» Aim:
In the data below, find every line that has the string "diagram", and copy it.
◇ ◇ ◇ ◇
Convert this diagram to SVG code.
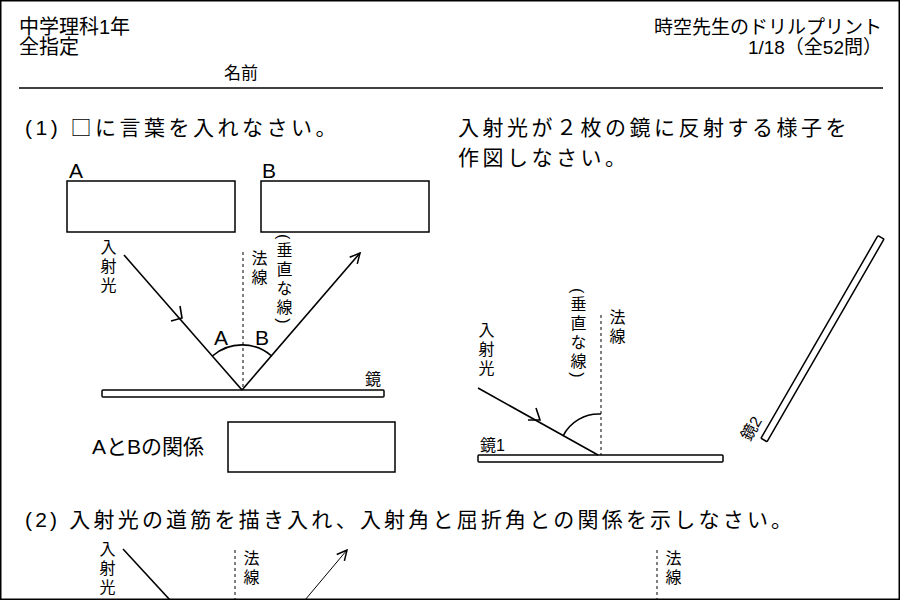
<svg xmlns="http://www.w3.org/2000/svg" width="900" height="600" viewBox="0 0 900 600">
<style>
text{font-family:"Liberation Sans","Noto Sans CJK JP",sans-serif;fill:#000}
.v{writing-mode:vertical-rl;font-size:16px;letter-spacing:3px}
.ln{stroke:#000;stroke-width:1.6;fill:none}
.dash{stroke:#000;stroke-width:1;stroke-dasharray:3,3;fill:none}
.box{fill:#fff;stroke:#000;stroke-width:1.5}
.cjk{font-family:"Noto Sans CJK JP",sans-serif}
</style>
<defs>
<marker id="ah" viewBox="0 0 12 12" refX="11" refY="6" markerWidth="12" markerHeight="12" markerUnits="userSpaceOnUse" orient="auto"><path d="M1,1 L11,6 L1,11" fill="none" stroke="#000" stroke-width="1.5"/></marker>
</defs>
<rect x="0.75" y="0.75" width="898.5" height="598.5" fill="#fff" stroke="#000" stroke-width="1.5"/>
<g id="header">
<text x="19" y="34" font-size="20">中学理科1年</text>
<text x="19" y="54" font-size="20">全指定</text>
<text x="882" y="34" font-size="19" text-anchor="end">時空先生のドリルプリント</text>
<text x="882" y="54" font-size="19" text-anchor="end">1/18（全52問）</text>
<text x="224" y="79" font-size="17">名前</text>
<line x1="19" y1="88" x2="883" y2="88" stroke="#000" stroke-width="1.5"/>
</g>
<g id="q1">
<text x="25" y="135" font-size="21" letter-spacing="3.5">(1) <tspan class="cjk">□</tspan>に言葉を入れなさい。</text>
<text x="69" y="178" font-size="21">A</text>
<text x="262" y="178" font-size="21">B</text>
<rect class="box" x="67" y="181" width="168" height="51"/>
<rect class="box" x="261" y="181" width="168" height="51"/>
<rect class="box" x="102" y="390" width="282" height="7" rx="1"/>
<text x="365" y="385" font-size="16">鏡</text>
<text class="v" x="107" y="239">入射光</text>
<text class="v" x="258" y="250">法線</text>
<text class="v" x="283" y="234">(垂直な線)</text>
<text x="214" y="345" font-size="21">A</text>
<text x="255" y="345" font-size="21">B</text>
<text x="92" y="454" font-size="21">AとBの関係</text>
<rect class="box" x="228" y="422" width="167" height="50"/>
</g>
<g id="q2">
<text x="458" y="135" font-size="21" letter-spacing="3.5">入射光が２枚の鏡に反射する様子を</text>
<text x="458" y="165" font-size="21" letter-spacing="3.5">作図しなさい。</text>
<rect class="box" x="478" y="455" width="245" height="7" rx="1"/>
<text x="480" y="451" font-size="16">鏡1</text>
<rect class="box" x="0" y="-3.5" width="234" height="7" rx="1" transform="translate(764,440) rotate(-60)"/>
<text x="0" y="0" font-size="16" transform="translate(750,442) rotate(-60)">鏡2</text>
<text class="v" x="485" y="322">入射光</text>
<text class="v" x="577" y="288">(垂直な線)</text>
<text class="v" x="616" y="309">法線</text>
</g>
<g id="q3">
<text x="25" y="527" font-size="21" letter-spacing="3.2">(2) 入射光の道筋を描き入れ、入射角と屈折角との関係を示しなさい。</text>
<text class="v" x="106" y="541">入射光</text>
<text class="v" x="250" y="550">法線</text>
<text class="v" x="672" y="550">法線</text>
</g>
<g id="connectors">
<line class="ln" x1="124" y1="255" x2="242" y2="390"/>
<path class="ln" d="M171,321 L182,318 L180,306"/>
<line class="ln" x1="242" y1="390" x2="360" y2="253" marker-end="url(#ah)"/>
<line class="dash" x1="243" y1="252" x2="243" y2="390"/>
<path class="ln" d="M212.4,356 A45,45 0 0 1 271.6,356"/>
<line class="ln" x1="478" y1="388" x2="598" y2="455"/>
<path class="ln" d="M528,420 L540,420 L536,408"/>
<line class="dash" x1="601" y1="315" x2="601" y2="455"/>
<path class="ln" d="M563,436 A40,40 0 0 1 601,414"/>
<line class="ln" x1="123" y1="549" x2="170" y2="600"/>
<line class="dash" x1="235" y1="550" x2="235" y2="600"/>
<line x1="305" y1="600" x2="347" y2="550" stroke="#000" stroke-width="1" marker-end="url(#ah)"/>
<line class="dash" x1="657" y1="550" x2="657" y2="600"/>
</g>
</svg>
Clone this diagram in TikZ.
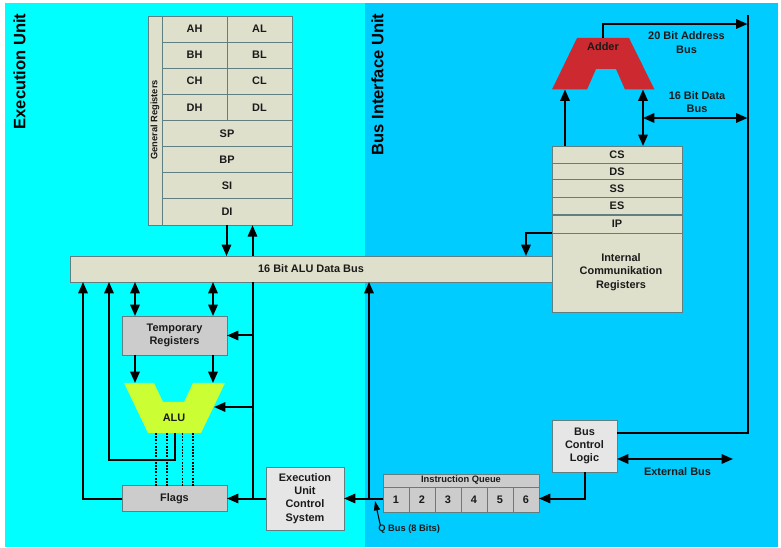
\documentclass[tikz,border=0pt]{standalone}
\usepackage{fontspec}
\setmainfont{Liberation Sans}
\usetikzlibrary{arrows.meta,calc}
\definecolor{cyanbg}{HTML}{00FFFF}
\definecolor{bluebg}{HTML}{00CCFF}
\definecolor{cream}{HTML}{DFE0CC}
\definecolor{midgray}{HTML}{CCCCCC}
\definecolor{lightgray}{HTML}{E6E6E6}
\definecolor{edgecol}{HTML}{5F7F80}
\definecolor{alucol}{HTML}{CCFF33}
\definecolor{addercol}{HTML}{CC2A30}
\definecolor{inkcol}{HTML}{1A1A1A}
\tikzset{
  x=0.75pt,y=-0.75pt,
  lbl/.style={font=\bfseries\fontsize{8.2}{9.9}\selectfont,text=inkcol,align=center,inner sep=0pt},
  smalllbl/.style={font=\bfseries\fontsize{7}{8.5}\selectfont,text=inkcol,align=center,inner sep=0pt},
  unitlbl/.style={font=\bfseries\fontsize{12.4}{14}\selectfont,text=black,inner sep=0pt,rotate=90},
  boxbase/.style={draw=edgecol,line width=0.65pt,inner sep=0pt,outer sep=0pt,lbl},
  creambox/.style={boxbase,fill=cream},
  graybox/.style={boxbase,fill=midgray},
  lightbox/.style={boxbase,fill=lightgray},
  wire/.style={draw=black,line width=1.5pt},
  arrowwire/.style={wire,-{Triangle[length=8.5pt,width=7pt]}},
  dblwire/.style={wire,{Triangle[length=8.5pt,width=7pt]}-{Triangle[length=8.5pt,width=7pt]}},
  thinarrow/.style={draw=black,line width=0.8pt,-{Triangle[length=7pt,width=4.5pt]}},
  dotwire/.style={draw=black,line width=0.85pt,dash pattern=on 1.4pt off 1pt},
}
\newcommand{\bx}[7][]{%
  \node[#2,minimum width={(#5)*0.75pt},minimum height={(#6)*0.75pt},#1] (#3) at (#4) {#7};}
\begin{document}
\begin{tikzpicture}
\useasboundingbox (0,0) rectangle (781,548);
\fill[white] (0,0) rectangle (781,548);
\fill[cyanbg] (5,3) rectangle (365,547);
\fill[bluebg] (365,3) rectangle (778,547);

\node[unitlbl] (euLabel) at (19.5,71.5) {Execution Unit};
\node[unitlbl] (biuLabel) at (377.5,84.5) {Bus Interface Unit};

% ALU data bus
\bx{creambox}{bus}{311,269}{482}{26}{16 Bit ALU Data Bus}

% General registers
\bx{creambox}{grStrip}{155,120.5}{14}{209}{}
\node[smalllbl,rotate=90] (grLabel) at (155,120) {General Registers};
\bx{creambox}{ah}{194.5,29}{65}{26}{AH}
\bx{creambox}{al}{259.5,29}{65}{26}{AL}
\bx{creambox}{bh}{194.5,55}{65}{26}{BH}
\bx{creambox}{bl}{259.5,55}{65}{26}{BL}
\bx{creambox}{ch}{194.5,81.2}{65}{26}{CH}
\bx{creambox}{cl}{259.5,81.2}{65}{26}{CL}
\bx{creambox}{dh}{194.5,107.3}{65}{26}{DH}
\bx{creambox}{dl}{259.5,107.3}{65}{26}{DL}
\bx{creambox}{sp}{227,133.4}{130}{26.1}{SP}
\bx{creambox}{bp}{227,159.5}{130}{26.1}{BP}
\bx{creambox}{si}{227,185.6}{130}{26.1}{SI}
\bx{creambox}{di}{227,212}{130}{26.4}{DI}

% Segment registers
\bx{creambox}{cs}{617,154.5}{130}{17}{CS}
\bx{creambox}{ds}{617,171.3}{130}{16.6}{DS}
\bx{creambox}{ss}{617,188.5}{130}{18}{SS}
\bx{creambox}{es}{617,206.2}{130}{17.4}{ES}
\bx{creambox}{ip}{617,224}{130}{18}{IP}
\bx{creambox}{icr}{617,272.5}{130}{79}{}
\node[lbl] (icrLabel) at (621,272) {Internal\\Communikation\\Registers};

% EU boxes
\bx{graybox}{temp}{174.5,335.5}{105}{39}{Temporary\\Registers}
\bx{graybox}{flags}{174.5,498.5}{105}{26}{Flags}
\bx{lightbox}{exec}{305,498.5}{78}{63}{Execution\\Unit\\Control\\System}

% Instruction queue
\bx{graybox}{iqHead}{461,480.5}{156}{13}{}
\node[smalllbl] (iqLabel) at (461,480.5) {Instruction Queue};
\bx{graybox}{qa}{396,499.5}{26}{25}{1}
\bx{graybox}{qb}{422,499.5}{26}{25}{2}
\bx{graybox}{qc}{448,499.5}{26}{25}{3}
\bx{graybox}{qd}{474,499.5}{26}{25}{4}
\bx{graybox}{qe}{500,499.5}{26}{25}{5}
\bx{graybox}{qf}{526,499.5}{26}{25}{6}

% Bus control
\bx{lightbox}{bcl}{584.5,446}{65}{52}{Bus\\Control\\Logic}

% ALU and adder
\fill[alucol] (124,383) -- (154,383) -- (163,402) -- (184,402) -- (193,383) -- (225,383) -- (201,433) -- (148,433) -- cycle;
\node[lbl] (aluLabel) at (174,418) {ALU};
\fill[addercol] (577,38) -- (629,38) -- (654.5,89.5) -- (625,89.5) -- (616,69) -- (596,69) -- (587,89.5) -- (552,89.5) -- cycle;
\node[lbl] (adderLabel) at (603,47) {Adder};

% Named connector anchors
\coordinate (aluInA) at (135,383);
\coordinate (aluInB) at (213,383);
\coordinate (aluSide) at (214,407);
\coordinate (aluOut) at (174.5,433);
\coordinate (aluTurn) at (174.5,460);
\coordinate (aluTurnL) at (109,460);
\coordinate (xFlagsUp) at (83,400);
\coordinate (xAluUp) at (109,400);
\coordinate (xGrDown) at (226.5,240);
\coordinate (xCtl) at (252.5,300);
\coordinate (xQ) at (369,400);
\coordinate (xIp) at (526,240);
\coordinate (adderInL) at (565,89.5);
\coordinate (adderInR) at (643,89.5);
\coordinate (adderTop) at (603,38);
\coordinate (adderRise) at (603,24);
\coordinate (dataJoin) at (643,118);
\coordinate (addrTop) at (747.5,15);
\coordinate (addrHit) at (747.5,24);
\coordinate (dataHit) at (747.5,118);
\coordinate (addrCorner) at (747.5,433);
\coordinate (bclOut) at (617,433);
\coordinate (extL) at (617,459);
\coordinate (extR) at (733,459);
\coordinate (qTurn) at (584.5,498.5);
\coordinate (qTail) at (380.5,526);
\coordinate (qTip) at (375,501);
\coordinate (xInA) at (135,300);
\coordinate (xInB) at (213,300);

% EU connectors
\path[arrowwire] (xGrDown |- di.south) -- (xGrDown |- bus.north);
\path[arrowwire] (xCtl |- bus.north) -- (xCtl |- di.south);
\path[wire] (xCtl |- exec.west) -- (xCtl |- bus.south);
\path[arrowwire] (xCtl |- temp.east) -- (temp.east);
\path[arrowwire] (xCtl |- aluSide) -- (aluSide);
\path[arrowwire] (exec.west) -- (flags.east);
\path[arrowwire] (flags.west) -| (xFlagsUp |- bus.south);
\path[arrowwire] (aluOut) -- (aluTurn) -- (aluTurnL) -- (xAluUp |- bus.south);
\path[dblwire] (xInA |- bus.south) -- (xInA |- temp.north);
\path[dblwire] (xInB |- bus.south) -- (xInB |- temp.north);
\path[arrowwire] (xInA |- temp.south) -- (aluInA);
\path[arrowwire] (xInB |- temp.south) -- (aluInB);
\foreach \dx [count=\di] in {156,167,182.5,193}
  \coordinate (dot\di) at (\dx,433);
\foreach \di in {1,2,3,4}
  \path[dotwire] (dot\di) -- (dot\di |- flags.north);

% Queue connectors
\path[arrowwire] (qa.west |- exec.east) -- (exec.east);
\path[arrowwire] (xQ |- exec.east) -- (xQ |- bus.south);
\path[arrowwire] (bcl.south -| qTurn) -- (qTurn) -- (qf.east |- qTurn);
\path[thinarrow] (qTail) -- (qTip);
\node[smalllbl,anchor=west] (qLabel) at (378,529.5) {Q Bus (8 Bits)};

% BIU connectors
\path[arrowwire] (ip.south west) -- (xIp |- ip.south) -- (xIp |- bus.north);
\path[arrowwire] (adderInL |- cs.north) -- (adderInL);
\path[dblwire] (adderInR |- cs.north) -- (adderInR);
\path[dblwire] (dataJoin) -- (dataHit);
\path[arrowwire] (adderTop) -- (adderRise) -- (addrHit);
\path[wire] (addrTop) -- (addrCorner) -- (bclOut);
\path[dblwire] (extL) -- (extR);

\node[lbl] (addrLabel) at (686.5,42.5) {20 Bit Address\\Bus};
\node[lbl] (dataLabel) at (697,102) {16 Bit Data\\Bus};
\node[lbl] (extLabel) at (677.5,472) {External Bus};
\end{tikzpicture}
\end{document}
◇ ◇ ◇ ◇
» Answer to this exercise:
Convert this diagram to SVG code.
Clone this diagram in TikZ.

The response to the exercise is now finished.